YOUR OBJECTIVE:
Retype, exactly as they stand, the lines from the start of the data to the line that contains "0.88, 0.93, 0.96, 0.98, 0.997]", both ends included. Leave the pictures out.

** START **

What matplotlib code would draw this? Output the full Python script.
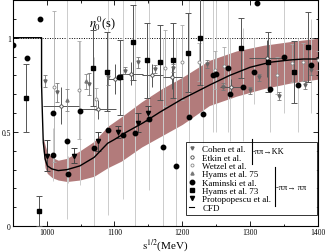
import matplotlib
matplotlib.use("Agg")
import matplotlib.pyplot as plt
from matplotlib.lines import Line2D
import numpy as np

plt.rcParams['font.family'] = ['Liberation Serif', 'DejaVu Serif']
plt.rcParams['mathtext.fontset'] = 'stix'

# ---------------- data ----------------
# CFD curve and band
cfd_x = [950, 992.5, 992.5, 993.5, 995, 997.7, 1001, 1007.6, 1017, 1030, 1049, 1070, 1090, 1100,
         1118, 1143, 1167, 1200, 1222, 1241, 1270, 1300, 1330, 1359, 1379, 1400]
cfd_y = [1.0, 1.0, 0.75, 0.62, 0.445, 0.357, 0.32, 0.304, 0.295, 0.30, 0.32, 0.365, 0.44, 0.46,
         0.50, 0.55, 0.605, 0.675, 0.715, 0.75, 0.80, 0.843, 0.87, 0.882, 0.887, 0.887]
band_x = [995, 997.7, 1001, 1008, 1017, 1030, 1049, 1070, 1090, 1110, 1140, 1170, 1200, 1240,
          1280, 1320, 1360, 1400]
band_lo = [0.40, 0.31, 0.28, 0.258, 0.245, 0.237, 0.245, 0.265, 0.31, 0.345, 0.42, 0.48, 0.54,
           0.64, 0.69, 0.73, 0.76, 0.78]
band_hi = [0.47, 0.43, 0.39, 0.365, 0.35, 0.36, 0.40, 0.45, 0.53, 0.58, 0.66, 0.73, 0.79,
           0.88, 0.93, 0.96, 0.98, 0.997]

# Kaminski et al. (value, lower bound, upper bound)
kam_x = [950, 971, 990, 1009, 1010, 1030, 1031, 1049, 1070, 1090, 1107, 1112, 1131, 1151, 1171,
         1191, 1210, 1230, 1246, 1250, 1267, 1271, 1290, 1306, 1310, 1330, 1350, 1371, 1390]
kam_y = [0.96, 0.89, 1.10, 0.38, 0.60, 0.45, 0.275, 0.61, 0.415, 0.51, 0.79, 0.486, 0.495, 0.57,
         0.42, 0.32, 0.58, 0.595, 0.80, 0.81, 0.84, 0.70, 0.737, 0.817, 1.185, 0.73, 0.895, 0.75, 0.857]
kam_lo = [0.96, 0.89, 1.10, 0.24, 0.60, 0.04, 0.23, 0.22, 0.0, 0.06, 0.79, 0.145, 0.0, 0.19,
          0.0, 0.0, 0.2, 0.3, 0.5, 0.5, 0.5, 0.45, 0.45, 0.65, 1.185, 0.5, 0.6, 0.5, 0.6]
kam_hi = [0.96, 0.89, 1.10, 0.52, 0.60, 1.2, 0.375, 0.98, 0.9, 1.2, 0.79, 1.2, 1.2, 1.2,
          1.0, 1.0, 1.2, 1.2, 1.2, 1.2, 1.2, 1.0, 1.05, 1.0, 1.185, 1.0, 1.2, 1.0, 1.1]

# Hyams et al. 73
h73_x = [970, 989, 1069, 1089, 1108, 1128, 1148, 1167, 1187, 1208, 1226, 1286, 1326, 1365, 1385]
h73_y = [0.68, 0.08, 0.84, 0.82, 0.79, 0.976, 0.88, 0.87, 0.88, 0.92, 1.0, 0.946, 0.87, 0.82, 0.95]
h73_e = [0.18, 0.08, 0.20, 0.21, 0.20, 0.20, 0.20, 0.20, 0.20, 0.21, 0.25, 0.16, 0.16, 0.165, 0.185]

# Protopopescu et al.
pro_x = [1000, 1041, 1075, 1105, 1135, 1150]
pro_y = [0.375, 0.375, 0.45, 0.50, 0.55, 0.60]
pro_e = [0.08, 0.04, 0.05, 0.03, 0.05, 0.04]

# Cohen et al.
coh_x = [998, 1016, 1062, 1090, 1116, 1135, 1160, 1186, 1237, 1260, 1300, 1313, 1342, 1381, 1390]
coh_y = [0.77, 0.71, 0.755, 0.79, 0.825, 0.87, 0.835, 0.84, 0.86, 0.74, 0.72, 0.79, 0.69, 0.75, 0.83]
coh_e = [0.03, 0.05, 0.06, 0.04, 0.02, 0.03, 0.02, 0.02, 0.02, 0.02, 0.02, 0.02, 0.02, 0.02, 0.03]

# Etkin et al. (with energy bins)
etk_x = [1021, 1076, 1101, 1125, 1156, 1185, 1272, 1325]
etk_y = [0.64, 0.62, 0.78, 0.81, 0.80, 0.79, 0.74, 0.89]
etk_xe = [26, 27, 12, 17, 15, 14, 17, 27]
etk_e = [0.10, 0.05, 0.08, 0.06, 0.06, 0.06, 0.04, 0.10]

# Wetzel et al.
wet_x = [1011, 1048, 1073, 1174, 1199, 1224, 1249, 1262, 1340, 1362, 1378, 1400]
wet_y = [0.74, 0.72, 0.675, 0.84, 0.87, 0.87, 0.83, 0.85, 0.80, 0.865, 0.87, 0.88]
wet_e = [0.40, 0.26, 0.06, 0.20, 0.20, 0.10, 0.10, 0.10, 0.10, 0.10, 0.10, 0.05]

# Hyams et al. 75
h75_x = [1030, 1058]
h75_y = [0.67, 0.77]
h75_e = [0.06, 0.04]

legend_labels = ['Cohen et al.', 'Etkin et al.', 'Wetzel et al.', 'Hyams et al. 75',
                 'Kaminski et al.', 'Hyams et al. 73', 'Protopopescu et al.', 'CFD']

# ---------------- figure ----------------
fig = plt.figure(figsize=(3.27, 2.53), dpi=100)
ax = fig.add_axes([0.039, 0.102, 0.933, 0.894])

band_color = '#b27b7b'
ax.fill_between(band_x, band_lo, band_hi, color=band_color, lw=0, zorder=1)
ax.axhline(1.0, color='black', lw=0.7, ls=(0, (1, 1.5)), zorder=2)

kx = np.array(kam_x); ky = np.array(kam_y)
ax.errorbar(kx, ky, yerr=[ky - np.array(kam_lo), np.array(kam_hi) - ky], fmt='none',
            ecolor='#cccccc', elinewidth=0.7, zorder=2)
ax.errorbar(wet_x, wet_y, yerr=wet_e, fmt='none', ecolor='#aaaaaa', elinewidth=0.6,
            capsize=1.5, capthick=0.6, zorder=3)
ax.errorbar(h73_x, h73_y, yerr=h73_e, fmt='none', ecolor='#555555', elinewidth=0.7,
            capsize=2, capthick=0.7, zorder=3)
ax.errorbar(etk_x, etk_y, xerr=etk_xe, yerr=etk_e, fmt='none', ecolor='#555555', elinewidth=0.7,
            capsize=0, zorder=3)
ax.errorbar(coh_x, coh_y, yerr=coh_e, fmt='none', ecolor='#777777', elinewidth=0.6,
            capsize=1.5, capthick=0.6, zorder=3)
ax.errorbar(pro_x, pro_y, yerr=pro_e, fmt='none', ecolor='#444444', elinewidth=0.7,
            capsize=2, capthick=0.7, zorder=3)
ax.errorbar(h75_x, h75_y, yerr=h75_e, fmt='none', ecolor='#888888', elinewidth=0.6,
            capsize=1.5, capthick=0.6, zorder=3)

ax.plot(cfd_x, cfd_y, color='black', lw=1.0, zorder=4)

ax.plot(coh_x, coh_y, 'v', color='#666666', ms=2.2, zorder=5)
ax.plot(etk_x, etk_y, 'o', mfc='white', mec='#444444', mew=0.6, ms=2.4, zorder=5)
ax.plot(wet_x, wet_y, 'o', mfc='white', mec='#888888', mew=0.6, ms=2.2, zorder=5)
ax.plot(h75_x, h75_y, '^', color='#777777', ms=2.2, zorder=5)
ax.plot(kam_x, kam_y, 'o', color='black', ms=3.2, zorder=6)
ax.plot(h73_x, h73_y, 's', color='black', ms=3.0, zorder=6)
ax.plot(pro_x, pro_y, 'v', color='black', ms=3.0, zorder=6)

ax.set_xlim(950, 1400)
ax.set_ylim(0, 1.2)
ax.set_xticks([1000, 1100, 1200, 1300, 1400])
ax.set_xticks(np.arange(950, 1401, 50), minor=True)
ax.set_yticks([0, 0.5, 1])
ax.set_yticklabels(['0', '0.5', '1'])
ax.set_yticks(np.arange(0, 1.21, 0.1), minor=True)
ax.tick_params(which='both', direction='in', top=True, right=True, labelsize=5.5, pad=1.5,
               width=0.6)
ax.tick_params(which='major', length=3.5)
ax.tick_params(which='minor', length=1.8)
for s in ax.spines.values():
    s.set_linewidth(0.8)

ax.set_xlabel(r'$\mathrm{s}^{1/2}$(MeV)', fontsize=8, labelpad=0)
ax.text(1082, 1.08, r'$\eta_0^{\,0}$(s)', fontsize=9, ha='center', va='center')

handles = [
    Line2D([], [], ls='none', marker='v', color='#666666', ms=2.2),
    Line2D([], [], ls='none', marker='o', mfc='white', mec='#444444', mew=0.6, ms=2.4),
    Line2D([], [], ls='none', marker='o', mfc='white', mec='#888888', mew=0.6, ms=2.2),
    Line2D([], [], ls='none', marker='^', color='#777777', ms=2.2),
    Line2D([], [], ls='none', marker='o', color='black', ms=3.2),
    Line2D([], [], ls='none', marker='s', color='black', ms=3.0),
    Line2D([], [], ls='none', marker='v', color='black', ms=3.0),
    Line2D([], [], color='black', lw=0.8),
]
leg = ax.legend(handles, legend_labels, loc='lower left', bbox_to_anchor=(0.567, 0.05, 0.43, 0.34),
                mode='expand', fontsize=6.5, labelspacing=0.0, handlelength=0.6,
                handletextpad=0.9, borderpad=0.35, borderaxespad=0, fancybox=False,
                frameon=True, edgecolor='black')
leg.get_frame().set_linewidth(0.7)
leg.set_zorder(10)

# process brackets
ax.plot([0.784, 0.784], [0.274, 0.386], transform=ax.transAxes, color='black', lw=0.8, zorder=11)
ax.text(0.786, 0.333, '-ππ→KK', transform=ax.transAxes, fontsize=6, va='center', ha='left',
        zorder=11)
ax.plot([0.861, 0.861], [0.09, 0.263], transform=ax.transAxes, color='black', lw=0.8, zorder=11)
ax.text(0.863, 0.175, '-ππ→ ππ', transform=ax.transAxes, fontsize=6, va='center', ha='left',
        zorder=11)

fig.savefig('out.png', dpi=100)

** END **

OUTPUT OF THE EXERCISE:
What matplotlib code would draw this? Output the full Python script.
import matplotlib
matplotlib.use("Agg")
import matplotlib.pyplot as plt
from matplotlib.lines import Line2D
import numpy as np

plt.rcParams['font.family'] = ['Liberation Serif', 'DejaVu Serif']
plt.rcParams['mathtext.fontset'] = 'stix'

# ---------------- data ----------------
# CFD curve and band
cfd_x = [950, 992.5, 992.5, 993.5, 995, 997.7, 1001, 1007.6, 1017, 1030, 1049, 1070, 1090, 1100,
         1118, 1143, 1167, 1200, 1222, 1241, 1270, 1300, 1330, 1359, 1379, 1400]
cfd_y = [1.0, 1.0, 0.75, 0.62, 0.445, 0.357, 0.32, 0.304, 0.295, 0.30, 0.32, 0.365, 0.44, 0.46,
         0.50, 0.55, 0.605, 0.675, 0.715, 0.75, 0.80, 0.843, 0.87, 0.882, 0.887, 0.887]
band_x = [995, 997.7, 1001, 1008, 1017, 1030, 1049, 1070, 1090, 1110, 1140, 1170, 1200, 1240,
          1280, 1320, 1360, 1400]
band_lo = [0.40, 0.31, 0.28, 0.258, 0.245, 0.237, 0.245, 0.265, 0.31, 0.345, 0.42, 0.48, 0.54,
           0.64, 0.69, 0.73, 0.76, 0.78]
band_hi = [0.47, 0.43, 0.39, 0.365, 0.35, 0.36, 0.40, 0.45, 0.53, 0.58, 0.66, 0.73, 0.79,
           0.88, 0.93, 0.96, 0.98, 0.997]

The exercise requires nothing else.